Penn Student Gains Foreign Diplomacy Experience as State Department e-Intern

Erica Ma, spent her junior year at the University of Pennsylvania working in a federal government internship that didn’t require her to live in Washington, D.C., or be based in any specific part of the world. That’s because she worked remotely as an e-intern in the State Department’s Virtual Student Foreign Service program.

Ma wrote about her year-long VSFS experience in an article posted on DipNote, the State Department’s official blog. 

She is an international relations and modern Middle Eastern studies major in the School of Arts & Sciences and learned about the internship through a post on Facebook. She has long been interested in international human rights. She applied for the internship last summer and started in September 2013 while studying abroad for a semester in Rabat, Morocco.

The virtual nature of the VSFS program made it possible for Ma, from Vaughn, Wash., to work about 10 hours a week from her host family’s home in Morocco and from campus when she returned for spring semester classes.

She interned with the International Visitors Leadership Program in the State Department’s Bureau of Educational and Cultural Affairs. IVLP is an exchange program that connects foreign professionals in various fields with their American counterparts.

Ma’s role was to add “a new dimension” to a project to promote the resources available on the International Exchange Alumni website by creating resource guides, one-page pamphlets on different thematic topics.

“After an initial Skype meeting with my supervisor, I began sending materials to her for review via email every few weeks,” she says.
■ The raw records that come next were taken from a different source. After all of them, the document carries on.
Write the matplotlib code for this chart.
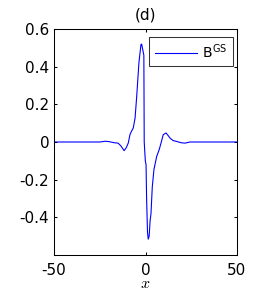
import numpy as np
import matplotlib
matplotlib.use("Agg")
import matplotlib.pyplot as plt

plt.rcParams['font.family'] = ['DejaVu Sans']
plt.rcParams['mathtext.fontset'] = 'cm'

# B^GS profile
x = [-50, -30, -25, -22, -20, -17, -15, -13.5, -11.7, -10.5, -9.4, -8.5, -7.5,
     -6.7, -5.7, -4.8, -3.6, -2.5, -2.1, -1.5, -0.9, -0.7, -0.1, 0.3, 0.6, 1.1,
     1.5, 2.0, 2.5, 3.0, 3.7, 4.6, 6.1, 7.5, 8.5, 9.7, 11.2, 12.3, 13.4, 15,
     17, 19.5, 21.6, 24.3, 30, 50]
b_gs = [0, 0, 0, 0.004, 0.002, -0.004, -0.006, -0.02, -0.046, -0.03, -0.005,
        0.039, 0.06, 0.074, 0.127, 0.243, 0.42, 0.517, 0.52, 0.49, 0.46, 0.0,
        -0.1, -0.12, -0.3, -0.48, -0.516, -0.5, -0.42, -0.38, -0.24, -0.147,
        -0.077, -0.04, -0.005, 0.039, 0.048, 0.035, 0.021, 0.008, 0.003,
        -0.004, -0.006, 0, 0, 0]

xticks = [-50, 0, 50]
yticks = [-0.4, -0.2, 0, 0.2, 0.4, 0.6]

fig = plt.figure(figsize=(2.63, 3.01), dpi=100)
ax = fig.add_axes([54 / 263, 46 / 301, 183 / 263, 226 / 301])

ax.plot(x, b_gs, color='blue', lw=0.8, label=r'B$^{\mathregular{GS}}$')

ax.set_xlim(-50, 50)
ax.set_ylim(-0.6, 0.6)
ax.set_xticks(xticks)
ax.set_yticks(yticks)
ax.set_yticklabels(['-0.4', '-0.2', '0', '0.2', '0.4', '0.6'])
ax.set_xticklabels(['-50', '0', '50'])

ax.tick_params(direction='in', length=2.5, width=0.75, top=True, right=True,
               labelsize=11)
ax.tick_params(axis='x', pad=5.5)
ax.tick_params(axis='y', pad=3.5)
for s in ax.spines.values():
    s.set_linewidth(0.75)

ax.set_title('(d)', fontsize=11, pad=7)
ax.set_xlabel(r'$x$', fontsize=11.5, labelpad=-1)

leg = ax.legend(loc='upper right', bbox_to_anchor=(0.978, 0.966),
                borderaxespad=0, fancybox=False, edgecolor='black',
                fontsize=10, handlelength=3.0, handletextpad=0.4,
                borderpad=0.4)
leg.get_frame().set_linewidth(0.75)

fig.savefig('out.png', dpi=100)
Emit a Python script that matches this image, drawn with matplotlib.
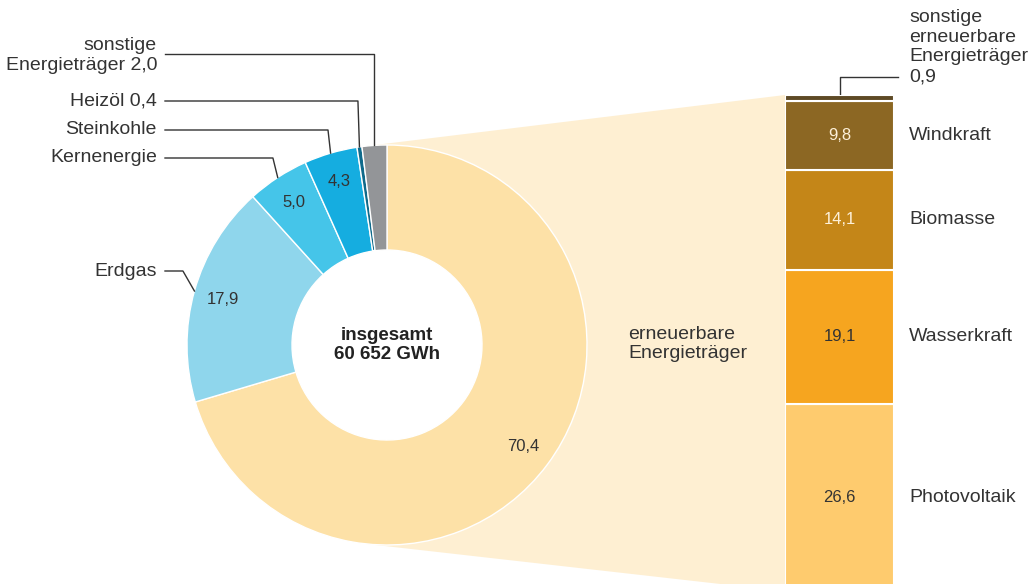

In the DipNote article, Ma wrote, “Although communicating with a time difference took some getting used to -- one video meeting took place on an iPhone at 8 p.m. Barcelona time with barely functional Wi-Fi -- I ultimately found it easy to check in electronically with any questions.“

Ma designed a template for the resource guides using Photoshop, customized each guide with relevant articles from academic journals and magazines and added key funding opportunities from various sources. By the end of the internship she had completed 10 guides on topics such as "Women in Entrepreneurship” and "Environmental Protection.”

“I was able to learn about the cultural exchanges that the State Department facilitates while at the same time providing a concrete contribution to the IVLP office and State Department's global diplomacy efforts,” she says.

Ma is currently on a summer internship in Washington at the United Nations Relief and Works Agency.

Outside of her coursework, Ma is involved with the International Relations Undergraduate Students Association, the Penn Society for International Development and Amnesty International at Penn. And she is developing a new interest in international law. Last semester she took Public International Law.  Taught by William Burke-White, professor of law and inaugural director of Penn’s Perry World House, Ma says the course was “absolutely the best class I’ve ever taken with the best professor I’ve ever had.”